### [WHAT YOU NEED TO DO]
Show all lines of the listing that hold the word "script".

### [DATA SUPPLIED]
◇ ◇ ◇ ◇

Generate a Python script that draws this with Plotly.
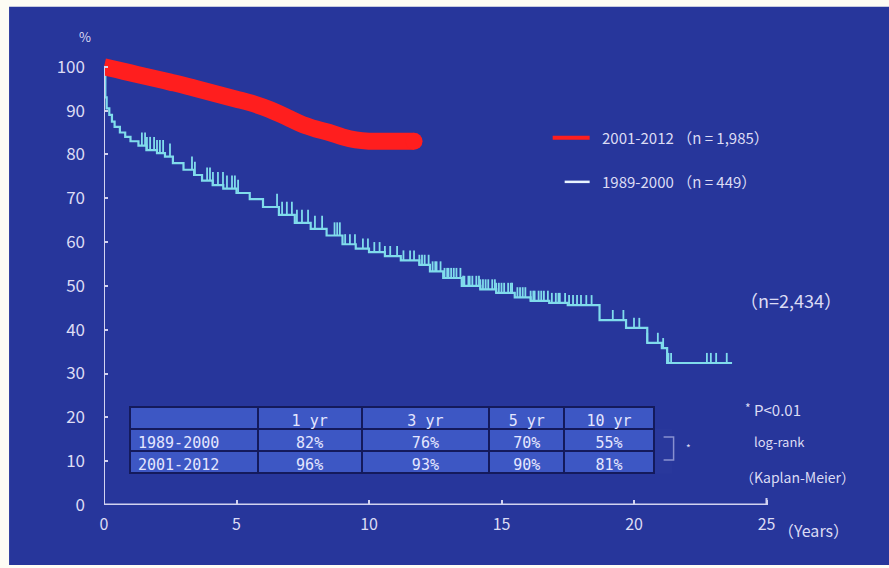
import numpy as np
import plotly.graph_objects as go

# ---------------- data ----------------
red_name = "2001-2012 （n = 1,985）"
cyan_name = "1989-2000 （n = 449）"

red_t = [0, 0.5, 1, 1.5, 2, 2.5, 3, 3.5, 4, 4.5, 5, 5.5, 6, 6.5, 7, 7.5, 8, 8.5, 9, 9.5, 10, 10.5, 11, 11.7]
red_s = [100, 99.3, 98.6, 97.9, 97.2, 96.5, 95.8, 95.0, 94.2, 93.4, 92.6, 91.8, 90.8, 89.6, 88.2, 86.8, 85.8, 85.0, 84.0, 83.3, 83.0, 83.0, 83.0, 83.0]

cyan_t = [0, 0.05, 0.1, 0.2, 0.3, 0.4, 0.6, 0.8, 1.0, 1.3, 1.6, 2.0, 2.3, 2.6, 3.0, 3.4, 3.7, 4.1, 4.5,
          5.0, 5.5, 6.0, 6.6, 7.2, 7.8, 8.4, 9.0, 9.5, 10.0, 10.6, 11.2, 11.9, 12.3, 12.8, 13.5, 14.2,
          14.8, 15.5, 16.1, 16.8, 17.5, 18.7, 19.7, 20.5, 21.05, 21.25, 23.7]
cyan_s = [100, 93, 90.5, 89, 87.5, 86.3, 85, 84, 83, 82, 81, 80.3, 79.5, 78, 76.5, 75.3, 74, 73, 72.2,
          71.2, 69.8, 68, 66.2, 64.4, 63, 61.5, 59.5, 58.5, 57.7, 56.8, 55.8, 54.8, 53.3, 51.8, 50, 49.2,
          48.4, 47.4, 46.6, 46.1, 45.6, 42.2, 40.4, 37, 35.8, 32.4, 32.4]

cyan_censor = [1.43, 1.55, 1.62, 1.74, 1.89, 2.0, 2.11, 2.23, 2.49, 3.32, 3.43, 3.89, 4.0, 4.11, 4.3, 4.49,
               4.64, 4.83, 4.94, 5.06, 6.53, 6.72, 6.9, 7.09, 7.28, 7.47, 7.7, 7.96, 8.23, 8.7, 8.8, 8.9,
               9.1, 9.28, 9.47, 9.77, 9.96, 10.2, 10.4, 10.6, 10.8, 11.06, 11.3, 11.55, 11.7, 11.9,
               12.0, 12.1, 12.25, 12.4, 12.5, 12.55, 12.7, 12.85, 12.95, 13.0, 13.1, 13.2, 13.3, 13.45,
               13.55, 13.6, 13.75, 13.8, 13.9, 14.05, 14.15, 14.2, 14.3, 14.4, 14.5, 14.65, 14.75, 14.8,
               14.9, 15.0, 15.1, 15.25, 15.35, 15.4, 15.6, 15.7, 15.8, 15.9, 16.1, 16.2, 16.25, 16.4,
               16.5, 16.6, 16.75, 16.9, 17.05, 17.15, 17.2, 17.4, 17.55, 17.7, 17.85, 18.0, 18.2, 18.4,
               19.2, 19.6, 20.0, 20.2, 20.5, 20.9, 21.1, 21.3, 21.4, 22.75, 22.9, 23.1, 23.5]

x_ticks = [0, 5, 10, 15, 20, 25]
y_ticks = [0, 10, 20, 30, 40, 50, 60, 70, 80, 90, 100]

table_header = ["", "1 yr", "3 yr", "5 yr", "10 yr"]
table_rows = ["1989-2000", "2001-2012"]
table_1yr = ["82%", "96%"]
table_3yr = ["76%", "93%"]
table_5yr = ["70%", "90%"]
table_10yr = ["55%", "81%"]

# ---------------- layout helpers ----------------
W, H = 889, 568
X0PX, X1PX = 104, 793.5   # plot area in pixels
Y0PX, Y1PX = 505, 58.2
XMAX, YMAX = 26, 102


def px(x):
    return (x - X0PX) / (X1PX - X0PX)


def py(y):
    return (Y0PX - y) / (Y0PX - Y1PX)


BG = "#27369b"
TXT = "#dcdcf4"
CYAN = "#80dcec"
RED = "#ff1e1e"
AX = "#d2d2f0"
FONT = "Noto Sans CJK JP"

fig = go.Figure()

# cyan KM curve
fig.add_trace(go.Scatter(x=cyan_t, y=cyan_s, mode="lines", line=dict(color=CYAN, width=2.2, shape="hv"),
                         name=cyan_name, showlegend=False, hoverinfo="skip"))

# censor ticks for cyan
ct = np.array(cyan_t)
cs = np.array(cyan_s)
tx, ty = [], []
for c in cyan_censor:
    i = np.searchsorted(ct, c, side="right") - 1
    v = cs[i]
    h = 3.0 if c < 9 else 2.3
    tx += [c, c, None]
    ty += [v, v + h, None]
fig.add_trace(go.Scatter(x=tx, y=ty, mode="lines", line=dict(color=CYAN, width=1.8),
                         showlegend=False, hoverinfo="skip"))

# red KM curve (thick band of censor marks)
fig.add_trace(go.Scatter(x=red_t, y=red_s, mode="lines", line=dict(color=RED, width=17, shape="spline"),
                         name=red_name, showlegend=False, hoverinfo="skip"))
fig.add_trace(go.Scatter(x=[red_t[-1]], y=[red_s[-1]], mode="markers", marker=dict(color=RED, size=17),
                         showlegend=False, hoverinfo="skip", cliponaxis=False))

# table
fig.add_trace(go.Table(
    domain=dict(x=[px(130), px(655)], y=[py(474), py(407)]),
    columnwidth=[128, 104, 128, 75, 90],
    header=dict(values=table_header, fill_color="#3d57c4", line=dict(color="#141a5c", width=2),
                font=dict(family="DejaVu Sans Mono", size=15, color="#e4e6ff"), height=22,
                align=["left", "center", "center", "center", "center"]),
    cells=dict(values=[table_rows, table_1yr, table_3yr, table_5yr, table_10yr],
               fill_color="#3d57c4", line=dict(color="#141a5c", width=2),
               font=dict(family="DejaVu Sans Mono", size=15, color="#e4e6ff"), height=22,
               align=["left", "center", "center", "center", "center"]),
))

shapes = [
    # blue panel
    dict(type="rect", xref="paper", yref="paper", x0=px(9), x1=px(892), y0=py(565), y1=py(7),
         fillcolor=BG, line=dict(width=0), layer="below"),
    # axis lines
    dict(type="line", xref="x", yref="y", x0=0, x1=25, y0=0, y1=0, line=dict(color=AX, width=3)),
    dict(type="line", xref="x", yref="y", x0=0, x1=0, y0=0, y1=100, line=dict(color=AX, width=2)),
    dict(type="line", xref="x", yref="y", x0=25, x1=25, y0=0, y1=1.6, line=dict(color=AX, width=2)),
    # legend swatches
    dict(type="line", xref="paper", yref="paper", x0=px(553), x1=px(590), y0=py(138), y1=py(138),
         line=dict(color=RED, width=4)),
    dict(type="line", xref="paper", yref="paper", x0=px(565), x1=px(590), y0=py(182), y1=py(182),
         line=dict(color="#e8f4ff", width=2.5)),
    # bracket
    dict(type="path", xref="paper", yref="paper",
         path=f"M {px(664)} {py(437)} L {px(674)} {py(437)} L {px(674)} {py(460)} L {px(664)} {py(460)}",
         line=dict(color="#8890d0", width=1.5)),
]

ann = []


def add_text(text, x, y, size, anchor="left", color=TXT):
    ann.append(dict(text=text, xref="paper", yref="paper", x=px(x), y=py(y), xanchor=anchor,
                    yanchor="middle", showarrow=False, font=dict(family=FONT, size=size, color=color)))


add_text(red_name, 600, 138, 15)
add_text(cyan_name, 600, 182, 15)
add_text("（n=2,434）", 738, 300, 18)
add_text("*", 743, 408, 12)
add_text("P<0.01", 752, 410, 15)
add_text("log-rank", 752, 442, 13)
add_text("（Kaplan-Meier）", 738, 477, 14)
add_text("*", 689, 448, 10, anchor="center")
add_text("%", 85, 37, 13, anchor="center")
add_text("（Years）", 776, 530, 16)

fig.update_layout(
    width=W, height=H,
    margin=dict(l=X0PX, r=W - X1PX, t=Y1PX, b=H - Y0PX, pad=0),
    paper_bgcolor="#fdfcf4", plot_bgcolor="rgba(0,0,0,0)",
    shapes=shapes, annotations=ann, showlegend=False,
    xaxis=dict(range=[0, XMAX], tickvals=x_ticks, ticktext=[str(v) for v in x_ticks], showgrid=False,
               zeroline=False, showline=False, ticks="inside", ticklen=5, tickwidth=2, tickcolor=AX,
               tickfont=dict(family=FONT, size=16, color=TXT), ticklabelstandoff=8),
    yaxis=dict(range=[0, YMAX], tickvals=y_ticks, showgrid=False, zeroline=False, showline=False,
               ticks="inside", ticklen=4, tickwidth=1.5, tickcolor=AX,
               tickfont=dict(family=FONT, size=17, color=TXT), ticklabelstandoff=18),
)

fig.write_html("out.html")
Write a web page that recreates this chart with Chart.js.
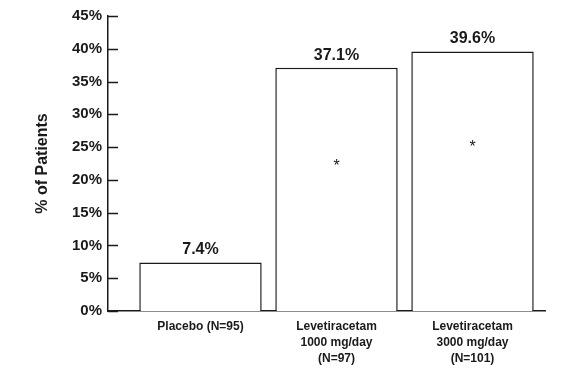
<!DOCTYPE html>
<html>
<head>
<meta charset="utf-8">
<script src="https://cdn.jsdelivr.net/npm/chart.js@4.4.1/dist/chart.umd.min.js"></script>
<style>
  html, body { margin: 0; padding: 0; background: #fff; }
  #wrap { width: 587px; height: 379px; position: relative; }
</style>
</head>
<body>
<div id="wrap"><canvas id="c" width="587" height="379"></canvas></div>
<script>
// ---- data ----
const categories = [
  ["Placebo (N=95)"],
  ["Levetiracetam", "1000 mg/day", "(N=97)"],
  ["Levetiracetam", "3000 mg/day", "(N=101)"]
];
const percentPatients = [7.4, 37.1, 39.6];
const valueLabels = ["7.4%", "37.1%", "39.6%"];
const asteriskPositions = [null, 22.7, 25.6];
const yTicks = [0, 5, 10, 15, 20, 25, 30, 35, 40, 45];

const ink = '#1a1a1a';
const xPositions = categories.map((c, i) => i + 1);

const decorPlugin = {
  id: 'decor',
  afterDatasetsDraw(chart) {
    const ctx = chart.ctx;
    const ys = chart.scales.y, xs = chart.scales.x;
    ctx.save();
    // inward tick marks on y axis
    ctx.strokeStyle = ink;
    ctx.lineWidth = 1.5;
    ys.ticks.forEach(t => {
      const py = Math.round(ys.getPixelForValue(t.value)) + 0.5;
      ctx.beginPath();
      ctx.moveTo(ys.right, py);
      ctx.lineTo(ys.right + 10, py);
      ctx.stroke();
    });
    // value labels above bars
    const meta = chart.getDatasetMeta(0);
    ctx.fillStyle = ink;
    ctx.font = 'bold 16px "Liberation Sans", Arial, sans-serif';
    ctx.textAlign = 'center';
    ctx.textBaseline = 'alphabetic';
    meta.data.forEach((bar, i) => {
      ctx.fillText(valueLabels[i], bar.x, bar.y - 8);
    });
    // asterisks
    ctx.font = '16px "Liberation Sans", Arial, sans-serif';
    asteriskPositions.forEach((v, i) => {
      if (v === null) return;
      ctx.fillText('*', xs.getPixelForValue(xPositions[i]), ys.getPixelForValue(v) + 9);
    });
    ctx.restore();
  }
};

new Chart(document.getElementById('c'), {
  type: 'bar',
  data: {
    datasets: [{
      data: xPositions.map((x, i) => ({ x: x, y: percentPatients[i] })),
      backgroundColor: '#ffffff',
      borderColor: ink,
      borderWidth: 1.5,
      barPercentage: 0.9,
      categoryPercentage: 1.0
    }]
  },
  options: {
    responsive: false,
    animation: false,
    layout: { padding: { top: 16, right: 42, bottom: 0, left: 0 } },
    plugins: { legend: { display: false }, tooltip: { enabled: false } },
    scales: {
      x: {
        type: 'linear',
        offset: false,
        min: 0.32,
        max: 3.533,
        grid: { display: false, drawTicks: false, offset: false },
        border: { display: true, color: ink, width: 1.5 },
        afterBuildTicks: (scale) => { scale.ticks = xPositions.map(v => ({ value: v })); },
        afterFit: (scale) => { scale.height = 68; scale.paddingLeft = 0; scale.paddingRight = 0; },
        ticks: {
          autoSkip: false,
          maxRotation: 0,
          padding: 8,
          color: ink,
          font: { family: '"Liberation Sans", Arial, sans-serif', size: 12, weight: 'bold', lineHeight: 1.33 },
          callback: (v) => categories[v - 1] || ''
        }
      },
      y: {
        min: 0,
        max: 45,
        grid: { display: false, drawTicks: false },
        border: { display: true, color: ink, width: 1.5 },
        afterBuildTicks: (scale) => { scale.ticks = yTicks.map(v => ({ value: v })); },
        afterFit: (scale) => { scale.width = 108; },
        ticks: {
          padding: 6,
          color: ink,
          font: { family: '"Liberation Sans", Arial, sans-serif', size: 15, weight: 'bold' },
          callback: (v) => v + '%'
        },
        title: {
          display: true,
          text: '% of Patients',
          color: ink,
          padding: { top: 33, bottom: 0 },
          font: { family: '"Liberation Sans", Arial, sans-serif', size: 16, weight: 'bold' }
        }
      }
    }
  },
  plugins: [decorPlugin]
});
</script>
</body>
</html>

◇ ◇ ◇ ◇

### [COMPLETE RESPONSE]
Generate a Python script that draws this with Plotly.
<script src="https://cdn.jsdelivr.net/npm/chart.js@4.4.1/dist/chart.umd.min.js"></script>
<script>
</script>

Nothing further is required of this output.